Friday, April 6, 2007

Krauthammer - The Hostage Situation Throws Harsh Light on EU and UN

Charles Krauthammer has authored an article today, claiming that the British have been humiliated and that Iran acted with impugnity. I do not concur in those assessments in as much as I think the UK will be doing business differently in the future. It will not be leaving quietly with its tail between its legs. And as to Iran, they gave the soldiers back before this got to the point of lobbing bombs. That said, I do not think that they will escape the ramifications of their acts in the long term. See here.

But then Mr. Krauthammer gets to some cogent observations, specifically as to the nature of both the EU and the UN Security Coucil, that are well worth noting:

Where then was the European Union? These 15 hostages, after all, are not just British citizens but, under the laws of Europe, citizens of Europe. Yet the European Union lifted not a finger on their behalf.

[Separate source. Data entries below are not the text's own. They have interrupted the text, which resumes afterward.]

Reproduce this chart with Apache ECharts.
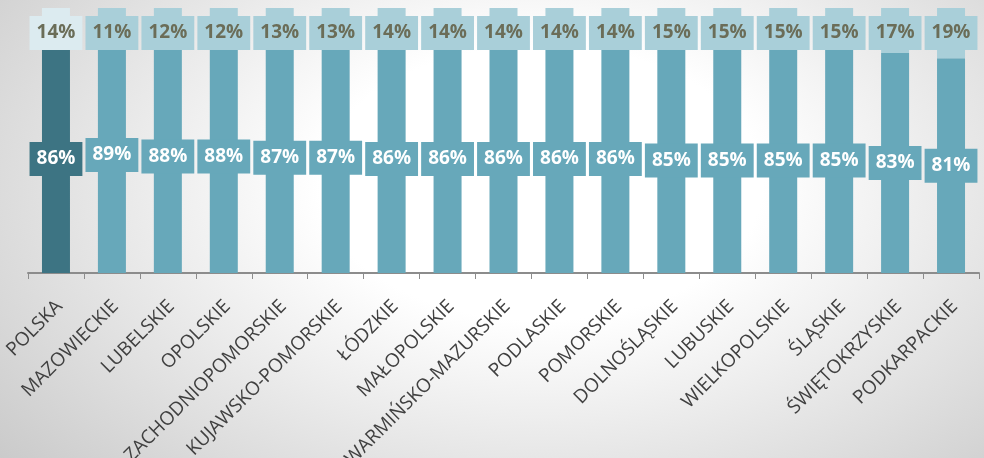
<!DOCTYPE html>
<html>
<head>
<meta charset="utf-8">
<script src="https://cdn.jsdelivr.net/npm/echarts@6/dist/echarts.min.js"></script>
<style>
  html, body { margin: 0; padding: 0; }
  body {
    width: 984px; height: 458px; overflow: hidden;
    background: radial-gradient(ellipse 75% 100% at 55% 40%, #ffffff 30%, #c6c6c6 100%);
  }
  #chart { width: 984px; height: 458px; }
</style>
</head>
<body>
<div id="chart"></div>
<script>
const regions = ['POLSKA', 'MAZOWIECKIE', 'LUBELSKIE', 'OPOLSKIE', 'ZACHODNIOPOMORSKIE',
  'KUJAWSKO-POMORSKIE', 'ŁÓDZKIE', 'MAŁOPOLSKIE', 'WARMIŃSKO-MAZURSKIE', 'PODLASKIE',
  'POMORSKIE', 'DOLNOŚLĄSKIE', 'LUBUSKIE', 'WIELKOPOLSKIE', 'ŚLĄSKIE', 'ŚWIĘTOKRZYSKIE', 'PODKARPACKIE']
const yesValues = [86, 89, 88, 88, 87, 87, 86, 86, 86, 86, 86, 85, 85, 85, 85, 83, 81]
const noValues = [14, 11, 12, 12, 13, 13, 14, 14, 14, 14, 14, 15, 15, 15, 15, 17, 19]

const darkMain = '#3d7483'
const mainColor = '#67a8ba'
const lightTopColor = '#dcebf0'
const topColor = '#a9cfd9'

const chart = echarts.init(document.getElementById('chart'))

const lowerData = yesValues.map((v, i) => ({
  value: v,
  itemStyle: { color: i === 0 ? darkMain : mainColor },
  label: { backgroundColor: i === 0 ? darkMain : mainColor }
}))
const upperData = noValues.map((v, i) => ({
  value: v,
  itemStyle: { color: i === 0 ? lightTopColor : topColor },
  label: { backgroundColor: i === 0 ? lightTopColor : topColor }
}))

const labelBase = {
  show: true,
  formatter: '{c}%',
  fontFamily: 'Open Sans',
  fontWeight: 'bold',
  fontSize: 19,
  lineHeight: 20,
  padding: [7, 7, 7, 7]
}

chart.setOption({
  animation: false,
  grid: { left: 28, right: 5, top: 8, bottom: 185, outerBoundsMode: 'none', containLabel: false },
  xAxis: {
    type: 'category',
    data: regions,
    axisLine: { lineStyle: { color: '#8c8c8c', width: 2 } },
    axisTick: { show: true, length: 6, lineStyle: { color: '#8c8c8c' } },
    axisLabel: {
      rotate: 45,
      interval: 0,
      color: '#404040',
      fontFamily: 'Open Sans',
      fontSize: 19,
      margin: 34,
      padding: [0, -5, 0, 0]
    }
  },
  yAxis: {
    type: 'value',
    min: 0,
    max: 100,
    show: false,
    splitLine: { show: false }
  },
  series: [
    {
      type: 'bar',
      stack: 'total',
      barWidth: 28,
      data: lowerData,
      label: Object.assign({}, labelBase, { position: 'inside', color: '#ffffff' })
    },
    {
      type: 'bar',
      stack: 'total',
      barWidth: 28,
      data: upperData,
      label: Object.assign({}, labelBase, { position: 'insideTop', distance: 8, color: '#6b6d58' })
    }
  ]
})
</script>
</body>
</html>
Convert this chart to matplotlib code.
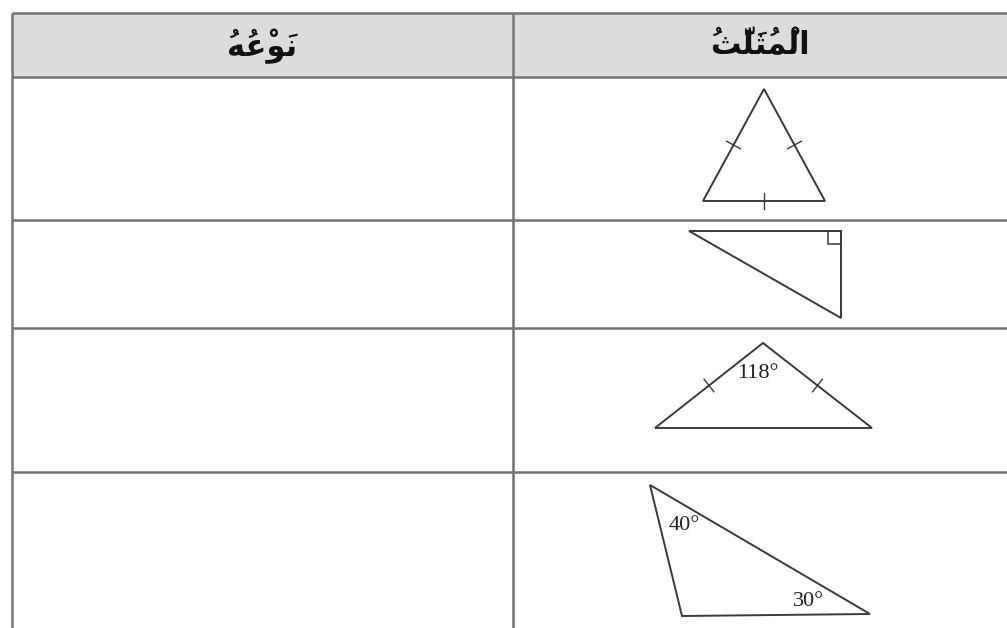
import matplotlib
matplotlib.use("Agg")
import matplotlib.pyplot as plt
from matplotlib.patches import Polygon, Rectangle
import numpy as np

# Table text (Arabic)
HEADERS = ["نَوْعُهُ", "الْمُثَلَّثُ"]   # left column, right column

# Table grid lines (pixel space of the 1007x628 picture)
col_edges = [12, 513, 1007]
row_edges = [13, 77, 220, 328, 472]

# Triangles: vertices in picture pixels
tri_equilateral = [(764, 89), (703, 201), (825, 201)]
tri_right = [(689, 231), (841, 231), (841, 318)]
tri_obtuse = [(763, 343), (655, 428), (872, 428)]
tri_scalene = [(650, 485), (682, 616), (870, 614)]

# angle labels: (text, x, y)
angle_labels = [("118°", 758, 373), ("40°", 684, 525), ("30°", 809, 601)]

# mini Arabic shaper (only the letters used here)
FORMS = {  # isolated, final, initial, medial
    "ا": ("\uFE8D", "\uFE8E", None, None),
    "ل": ("\uFEDD", "\uFEDE", "\uFEDF", "\uFEE0"),
    "م": ("\uFEE1", "\uFEE2", "\uFEE3", "\uFEE4"),
    "ث": ("\uFE99", "\uFE9A", "\uFE9B", "\uFE9C"),
    "ن": ("\uFEE5", "\uFEE6", "\uFEE7", "\uFEE8"),
    "و": ("\uFEED", "\uFEEE", None, None),
    "ع": ("\uFEC9", "\uFECA", "\uFECB", "\uFECC"),
    "ه": ("\uFEE9", "\uFEEA", "\uFEEB", "\uFEEC"),
}


def shape(text):
    """Join letters with presentation forms and lay them out right-to-left."""
    clusters = []
    for ch in text:
        if 0x064B <= ord(ch) <= 0x0652 and clusters:
            clusters[-1][1].append(ch)
        else:
            clusters.append([ch, []])
    out = []
    for i, (ch, marks) in enumerate(clusters):
        prev_joins = i > 0 and FORMS[clusters[i - 1][0]][2] is not None
        next_exists = i < len(clusters) - 1
        can_left = FORMS[ch][2] is not None
        if prev_joins and next_exists and can_left:
            g = FORMS[ch][3]
        elif prev_joins:
            g = FORMS[ch][1]
        elif next_exists and can_left:
            g = FORMS[ch][2]
        else:
            g = FORMS[ch][0]
        # the mark glyphs sit over the glyph that follows them in the drawn order
        out.append("".join(marks) + g)
    return "".join(reversed(out))


fig = plt.figure(figsize=(10.07, 6.28), dpi=100)
ax = fig.add_axes([0, 0, 1, 1])
ax.set_xlim(0, 1007)
ax.set_ylim(628, 0)
ax.axis("off")

grid_color = "#737373"
# header background
ax.add_patch(Rectangle((col_edges[0], row_edges[0]), col_edges[-1] - col_edges[0],
                       row_edges[1] - row_edges[0], facecolor="#dcdcdc", edgecolor="none"))
for y in row_edges:
    ax.plot([col_edges[0], col_edges[-1]], [y, y], color=grid_color, lw=1.8, solid_capstyle="butt")
for x in col_edges[:2]:
    ax.plot([x, x], [row_edges[0], 628], color=grid_color, lw=1.8, solid_capstyle="butt")

# headers
for i, h in enumerate(HEADERS):
    cx = (col_edges[i] + col_edges[i + 1]) / 2
    ax.text(cx, 46, shape(h), ha="center", va="center", fontsize=22,
            fontweight="bold", family="DejaVu Sans", color="#111111")

tri_color = "#3a3a3a"
for tri in [tri_equilateral, tri_right, tri_obtuse, tri_scalene]:
    ax.add_patch(Polygon(tri, closed=True, fill=False, edgecolor=tri_color, lw=1.4,
                         joinstyle="miter"))


def tick(p, q, size=8):
    p, q = np.array(p, float), np.array(q, float)
    m = (p + q) / 2
    d = (q - p) / np.linalg.norm(q - p)
    n = np.array([-d[1], d[0]])
    a, b = m - n * size, m + n * size
    ax.plot([a[0], b[0]], [a[1], b[1]], color=tri_color, lw=1.0)


# equal-side ticks
tick(tri_equilateral[0], tri_equilateral[1])
tick(tri_equilateral[0], tri_equilateral[2])
tick(tri_equilateral[1], tri_equilateral[2])
tick(tri_obtuse[0], tri_obtuse[1])
tick(tri_obtuse[0], tri_obtuse[2])

# right-angle box
rx, ry = tri_right[1]
ax.add_patch(Rectangle((rx - 13, ry), 13, 13, fill=False, edgecolor=tri_color, lw=1.1))

for txt, x, y in angle_labels:
    ax.text(x, y, txt, ha="center", va="center", fontsize=16,
            family="Liberation Serif", color="#222222")

fig.savefig("out.png", dpi=100)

Europeans talk all the time about their preference for "soft power" over the brute military force those Neanderthal Americans resort to all the time. What was the soft power available here? Iran's shaky economy is highly dependent on European credits, trade and technology. Britain asked the European Union to threaten to freeze exports, $18 billion a year of commerce. Iran would have lost its No. 1 trading partner. The European Union refused.

Why was nothing done? The reason is simple. Europe functions quite well as a free-trade zone, but as a political entity it is a farce. It remains a collection of sovereign countries with divergent interests. A freeze of economic relations with Europe would have shaken the Iranian economy to the core. "The Dutch," reported the Times of London, "said it was important not to risk a breakdown in dialogue." So much for European solidarity.

Like other vaunted transnational institutions, the European Union is useless as a player in the international arena. Not because its members are venal but because they are sovereign. Their interests are simply not identical.

The problem is most striking at the United Nations, the quintessential transnational institution with a mandate to maintain international peace and order. There was a commonality of interest at its origin -- defeating Nazi Germany and imperial Japan. The war ended, but the wartime alliance of Britain, France, the United States, China and Russia proclaimed itself the guardian of postwar "collective security" as the Security Council.

Small problem: Their interests are not collective. They are individual. Take the Iranian nuclear program. Russia and China make it impossible to impose any serious sanctions. China has an interest in maintaining strong relations with a major energy supplier and is not about to jeopardize that over Iranian nukes that are no threat to it whatsoever. Russia sees Iran as a useful proxy in resisting Western attempts to dominate the Persian Gulf.

Ironically, the existence of transnational institutions such as the United Nations makes it harder for collective action against bad actors. In the past, interested parties would simply get together in temporary coalitions to do what they had to do. That is much harder now because they believe such action is illegitimate without the Security Council's blessing. The result is utterly predictable. Nothing has been done about the Iranian bomb. In fact, the only effective sanctions are those coming unilaterally out of the U.S. Treasury.

Read the article here. That last paragraph in paraticular should give pause to those who recall, not too long ago, John Kerry and his Democrat cohorts saying how U.S. foreign policy must be multilateral and must make full use of international bodies such as the UN. Indeed, many on the left judge the legitimacy of any international act on whether it bears the stamp of the UN. For the U.S. every to capitulate to that position would be suicidal.


For my own part, I think we need to at least look at dusting off the Iran Freedom Support Act and see if we cannot convince the EU countries that their loyalties - and bottom line - are best served by cooperating against Iran.

1 comment:

Always On Watch said...

I, too, read this column when it appeared in the Washington Post.

The EU was a total failure with regard to the Iranian hostages.